By Mike Steffanos
I started writing this blog in August of 2005. The Mets under rookie manager Willie Randolph had treaded water around the .500 mark for most of the season, and then put a little run together in late August to force themselves into the pennant race.
The highlight was the end of the month road trip that featured rookie Mike Jacob's sizzling series in a sweep of the D-backs and a win in the first game of the Giants series. Of course the Mets went on to drop two winnable games and lose that series and then had a disastrous trip through the NL east in early September that exposed them for the pretenders they were.
Still, after the collapse of the 2000 team that went to the Series, the forgettable Art Howe years and the Kazmir debacle, it was wonderful to have one brief moment of excitement and hope -- no matter how short-lived.
For all the excitement of the handful of successful stretch runs I have witnessed in my years of watching this team, September has more often than not been a month that has not been kind for Mets fan. And that was before the gut-kicking cruelty of the past two.
In years like 2005 September has abruptly squashed October hopes of mediocre Mets squads. In 1984 and 1985 cruel September squashed the hopes of far worthier and much more exciting teams.
In 1989 and 1990 September disappointments were the harbingers of a long, cold winter for fans of this franchise.
September of 2007 was a slow-motion car wreck that was punctuated by the absolute futility of Tom Glavine's last inning as a Met -- devastating fans, if not the future Hall of Fame pitcher himself. The following September was easier to see coming, but not easier to take.
This September features not even long-shot hopes of any excitement at all, just a long, slow, futile progression into a winter without baseball.
The Mets were out of it early in September of 2005, but managed to rebound after that to remain competitive and achieve the first winning season since 2001. There was hope for better summers yet to come.

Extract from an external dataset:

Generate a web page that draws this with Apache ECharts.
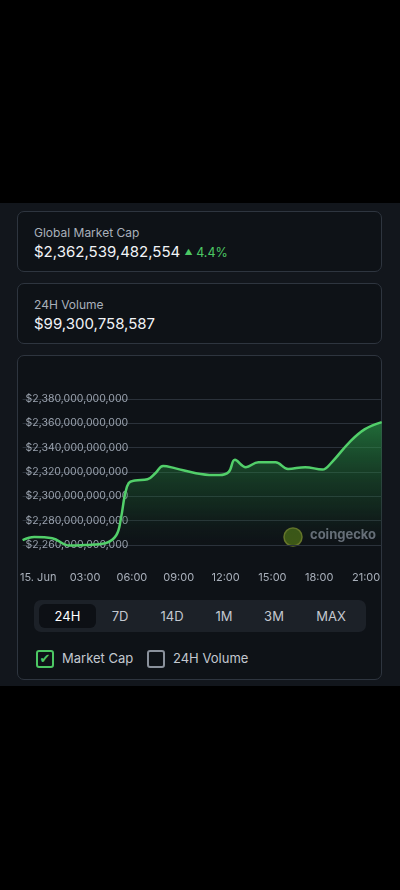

In 2006 September was essentially irrelevant, since that club had virtually locked up a playoff berth before the month had even begun. Still, the day they clinched brought a tear or two to my eye for only the seventh time in my nearly four decades of rooting for them.
The last two seasons featured excitement and hope before the ultimate disappointment. While we will certainly avoid any real anguish this September, we will most certainly avoid the excitement and hope, too. If you've followed this team as long as I have, four decades now, a September without any pennant race feels all too familiar.
Unlike 2005, I don't see a brighter future next year for this team. Oh sure, they'll likely be better than this, but I don't see a legit playoff contender. There are too many holes to be filled to plug in one or two free agents and expect them to take off.
There are too many question marks in all facets of the game for this team, and if management is wise -- and that hasn't been a hallmark of this regime in the last couple of seasons -- they will target a two year plan to contend for the playoffs.
In many respects this team is where they were when Minaya took over. Any momentum from 2006 has long since ebbed away. They need not only an infusion of talent, they actually have to learn how to win again. Frankly, I have my doubts whether Omar Minaya or Jerry Manuel is the right man in the right job for the future of this team right now, but we're likely stuck with both of them -- although I'd be shocked if both survived next season.
My life is still pretty complicated, but I'm going to post as often as possible over the next month and into the off-season. There may be nothing to play for this September, but I agree with my colleague Barry Duchan that this club is at a crossroads, and I'm not feeling any more optimistic than Barry. It might be a lost season, but it's an interesting time to be a Mets blogger. I will attempt to post daily.